ÖRGÜTLENİRSEK NE OLACAK?
Toplumumuzun örgütlü olmadığı sık sık dile getirilir. Bu, pek yanlış değildir ama “tam” doğru da değildir.
Örgütsüz denildiyse toplumumuz hiç de örgütsüz değildir. Çeşitli meslek kuruluşları, dernekler, vakıflar vardır ve bunlar tanım itibariyle birer “sivil toplum örgütü”dürler. Ayrıca çok sayıdaki siyasi partilerimiz de aynı sınıfa girmektedirler.
Daha yaygın örgütlenme yolunda çaba harcamak muhakkak ki gerekir. Ama bir yandan da, mevcut örgütlenmeye daha yakın plandan bakıp, bunlardan umulan faydaların sağlanıp sağlanamadığına, sağlanamıyorsa nedenlerine inilmesi iyi olur.
Böyle yapılmadan, sadece örgütlenmiş olmak için örgütlenilirse ve faraza bu örgütlenme de umulan yararı sağlayamıyorsa, bu defa yanlışı yaygınlaştırmak gibi bir duruma düşülür ki bu, hiç örgütlenmemiş olmaktan pek farklı olmayabilir.
Sivil toplum örgütlerimizin amaçları, çalışma biçimleri, yaygınlıkları gibi nitelikleri çok farklı olmasına karşın, istisna sayılması gereken az sayıdaki örgüt hariç olmak üzere, bir özellik açısından aralarında oldukça benzerlik vardır: örgüt imkanlarının, örgüt amaçları dışında kullanımı!
Örgüt imkanlarının örgüt amaçları dışında kullanımı, “hırsızlık” kavramının tanımına tıpatıp uymaktadır. Belirli bir amacı gerçekleştirmek ümidiyle biraraya gelmiş bulunan kişilerin amaçlar doğrultusunda tahsis ettikleri kaynaklar ve bu kaynaklar kullanılarak yaratılan ek kaynaklar, örgüt yönetiminin emanet edildiği kişiler tarafından başka amaçlar için kullanılırsa, bu tam bir hırsızlık fiilidir.

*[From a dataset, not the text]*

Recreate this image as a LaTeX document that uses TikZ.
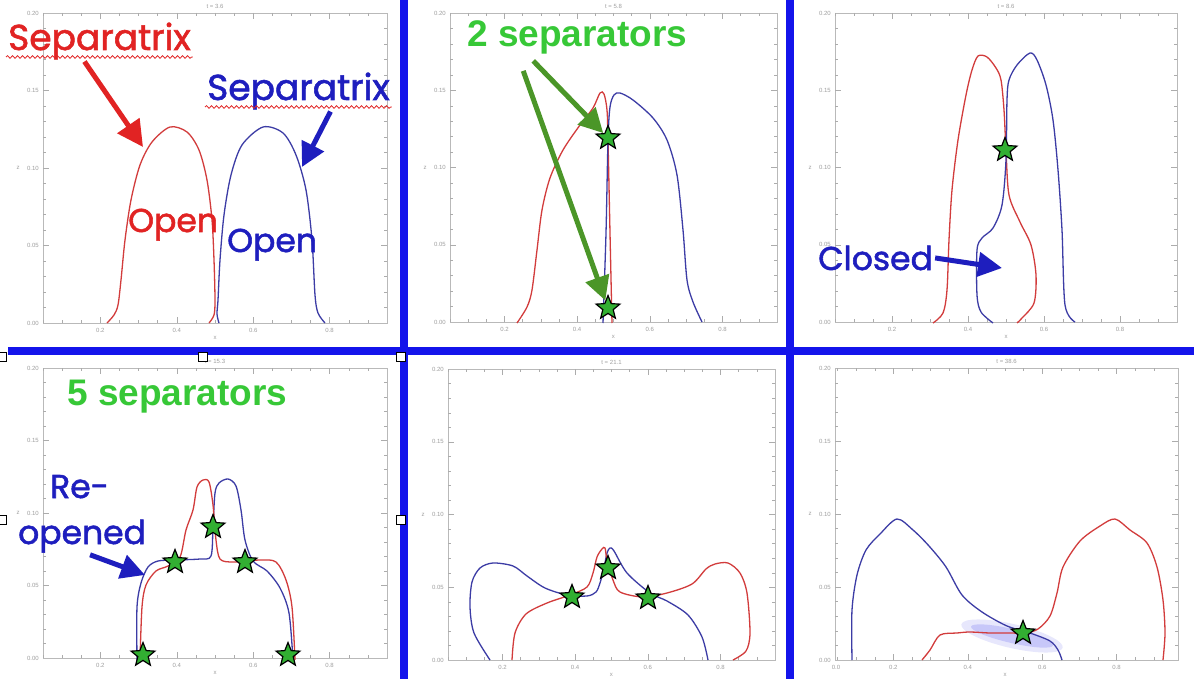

Ama durumu daha da vahim yapan bu değildir. Bu kötüye kullanım, örneğin meslek kuruluşlarında o meslek mensuplarının çıkarlarının savunulamamasına, kişilerin bizatihi demokrasi alet edilerek demokrasinin en büyük nimetinden mahrum edilmesine yol açmaktadır.
Toplumumuzun tam örgütlenerek çeşitli kesimlerin dengelenmemiş güçlerini dengeleyebilmeyi bir türlü başaramayışının nedenlerinden önemli birisi de, bu suistimalleri gören kişilerin, “biz de örgütlensek nasıl olsa bir-iki uyanık yiyecektir” diye düşünmelerine yol açmaktadır.
Halisane amaçlar öne sürülerek kurulmuş birçok dernek, vakıf ve meslek kuruluşunda maalesef durum budur. Bir avuç insan buraları ele geçirmiş, siyasal, ticari ve benzeri amaçlarına ulaşmak için buraların kaynaklarını kullanmaktadır.
Görev, bu kuruluşların üyelerine düşmektedir. Verdikleri her kuruşun hesabını sormadıkça, bu hırsızlık sürecek ve örgütlü “gibi” görünen toplumumuz bir kabileden daha örgütlü olamayacaktır.